Os três dias que abalaram o Brasil.
Nesta frase de Mário de Andrade sobre a Semana de Arte Moderna, “a maior orgia intelectual que a história artística registrou” estavam as minhas expectativas e as de muitos com a chegada da esquerda ao poder. No entanto, o que assistimos é a uma confusa idéia de democracia cultural, uma salada mista light, digamos, comportada, devidamente composta, um sentimento de transformar a cultura brasileira num bibelô, num souvenir, num presentinho de fim de ano, isso, no caso das empresas patrocinadoras.
No caso do Ministério da Cultura, a democracia cultural é uma tentativa, mesmo que equivocada, fraudada pelo próprio capital humano que concentra poderes de uma impressionante mesmice neoconservadora. Tudo isso faz parte de um cabresto sócio-cultural perfeito, não há sobressaltos, não há orgia, não há liberdade, não há arte, não neste caldo que colocou a cultura no sacrifício educacional, social e publicitário, todos alinhados no mesmo pensamento sem um único apito contrário ao burguês funesto.
Assistimos a um espetacular lustrar de técnicas, um objetivo quase obsessivo pela arte de técnicas irretocáveis, mas que mantenha uma atividade digestiva, comportada, reproduzida, reciclada em um círculo restrito de estéticas e idéias pré-concebidas classificadas como releituras, onde se aborda um tema do passado como um embrulho comercialmente digestivo, perfeito para o consumo de uma burguesia preguiçosa que não quer saber de raciocinar. E ainda tem quem veja problema no fato de os modernistas serem filhos de uma burguesia.

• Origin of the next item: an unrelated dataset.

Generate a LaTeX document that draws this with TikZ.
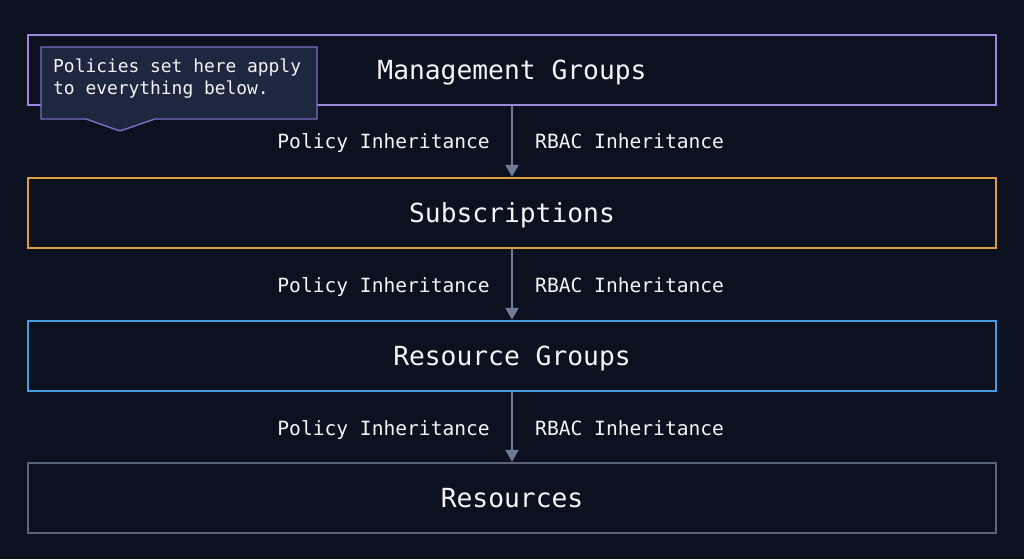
\documentclass[tikz,border=0pt]{standalone}
\usepackage{fontspec}
\setmonofont{DejaVu Sans Mono}
\usetikzlibrary{arrows.meta}
\definecolor{bg}{HTML}{0C1120}
\definecolor{cpurple}{HTML}{9B88DC}
\definecolor{corange}{HTML}{E09A40}
\definecolor{cblue}{HTML}{4A9CE0}
\definecolor{cgray}{HTML}{5A6579}
\definecolor{carrow}{HTML}{6E7C99}
\definecolor{callfill}{HTML}{1E2740}
\definecolor{callline}{HTML}{7A6FC4}
\definecolor{txt}{HTML}{F4F4F4}
\begin{document}
\begin{tikzpicture}[x=1pt,y=-1pt,
  tier/.style={draw=#1,line width=2.4pt,minimum width=968pt,minimum height=70pt,inner sep=0pt},
  tiertext/.style={text=txt,font=\ttfamily\fontsize{26.3}{30}\selectfont,inner sep=0pt,anchor=base},
  lbl/.style={text=txt,font=\ttfamily\fontsize{19.6}{23}\selectfont,inner sep=0pt,anchor=base},
  flow/.style={draw=carrow,line width=2pt,-{Triangle[width=13pt,length=12pt]}}
]
\fill[bg] (0,0) rectangle (1024,559);
\useasboundingbox (0,0) rectangle (1024,559);
\node[tier=cpurple] (mg) at (512,70) {};
\node[tier=corange] (sub) at (512,213) {};
\node[tier=cblue] (rg) at (512,356) {};
\node[tier=cgray] (res) at (512,498) {};
\node[tiertext] (mgt) at (512,79.5) {Management Groups};
\node[tiertext] (subt) at (512,222.5) {Subscriptions};
\node[tiertext] (rgt) at (512,365.5) {Resource Groups};
\node[tiertext] (rest) at (512,507.5) {Resources};
\draw[flow] (mg.south) -- (sub.north);
\draw[flow] (sub.south) -- (rg.north);
\draw[flow] (rg.south) -- (res.north);
\foreach \n/\y in {p1/148,p2/292,p3/435}{
  \node[lbl,anchor=base east] (\n) at (490,\y) {Policy Inheritance};
}
\foreach \n/\y in {r1/148,r2/292,r3/435}{
  \node[lbl,anchor=base west] (\n) at (535,\y) {RBAC Inheritance};
}
% callout
\draw[draw=callline,fill=callfill,line width=1.4pt]
  (41,47) -- (317,47) -- (317,119) -- (155,119) -- (120,131) -- (86,119) -- (41,119) -- cycle;
\node[text=txt,font=\ttfamily\fontsize{17.9}{22}\selectfont,anchor=base west,inner sep=0pt]
  (call) at (53,73) {Policies set here apply};
\node[text=txt,font=\ttfamily\fontsize{17.9}{22}\selectfont,anchor=base west,inner sep=0pt]
  (call2) at (53,95) {to everything below.};
\end{tikzpicture}
\end{document}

Ora, se assim não fosse, qual sentido teria a Semana de 22? A questão das artes no Brasil sempre teve como ponto de resistência o anacrônico pensamento burguês, então, a proposta da semana tem significado ainda explosivo nos dias de hoje, justamente por propor autocrítica, por espetar o seu meio, esse meio tão amordaçado, tão escravo de comportamento, tão obediente socialmente, tão medroso, tão místico que busca abrigo messiânico numa imaginada sociedade civilizada.
A carta que propõe democracia cultural via programas de cultura foi escrita com o mesmo sentimento filantrópico do chá das quatro. Estava lá a velha caneta nanquim e sua pena de faisão a traçar um plano estratégico para este mingau confuso que estamos a chamar de diversidade cultural morrendo de medo de uma observação mais criteriosa, mais ciosa.
Acovardada, essa visão foge do embate, do enfrentamento, da discussão profunda. Este é um projeto que podemos perfeitamente chamar de “deixa quieto” ou “não mexe nisso”. Lógico que essa liga é produzida pelo ovo corporativo. Há uma demanda na busca por adequar mão-de-obra de várias áreas dentro do universo da cultura.
Por isso, mal comparando, os três dias da Semana de 22 provocam ainda hoje, os mais diversos debates e reflexões. O que assistimos agora é uma panacéia do que é classificado como “burro motivado” que, Alheio aos desdobramentos de cada ação, este inocente útil é uma bela peça da engrenagem que paralisa o raciocínio, que apara pequenas arestas. O sistema, essa palavra tão gasta, é um componente, hoje, muito mais eficaz do que anos atrás. Filho do neoliberalismo que constrói redes numa corrente perversa que rechaça naturalmente as vozes dissonantes. Tudo tem que estar arrumadinho, penteadinho, gomalinadozinho no esquema da motivação patética que produz a para-cultura.
Há muitos anos neste país, não se fala de arte, não se fala de criação, não se discute estética. O Estado, o governo e as empresas se transformaram num grande coração de mãe, cabem todos, embalados por um único canto pra que adormeçam num sono de décadas.
O patrulhamento silencioso vem transformando o artista num zumbi obediente, num fantoche estético, numa marionete empresarial, numa massa de manobra política. Nada de fazer ondas, senão, te penduro na cruz e chamo os urubus. Estamos de fato encurralados e medrados. Artistas virando burocratas, burocratas virando executivos construindo pontes e lobbies em qualquer um dos segmentos dessa fragmentada e perigosa idéia de democracia cultural onde se encontra estacionada num ambiente perfeito, num curral aquecido, bem alimentado para que ninguém pule a cerca. Há um sonífero nessa ração. Esse comodite cultural, hoje, se valoriza na obediência cega, na pontuação sistematizada, encarcerada, indivisível, abstrata para a sociedade em seus aclamados e robustos feitos. Esse silêncio todo que nos atordoa não é um ato reflexivo conspiratório em prol da arte, é o resultado de um wisck doze anos que não dá ressaca, mas está matando de cirrose a arte brasileira.
“Fora! Fu! Fora bom burguês!” (Mário de Andrade).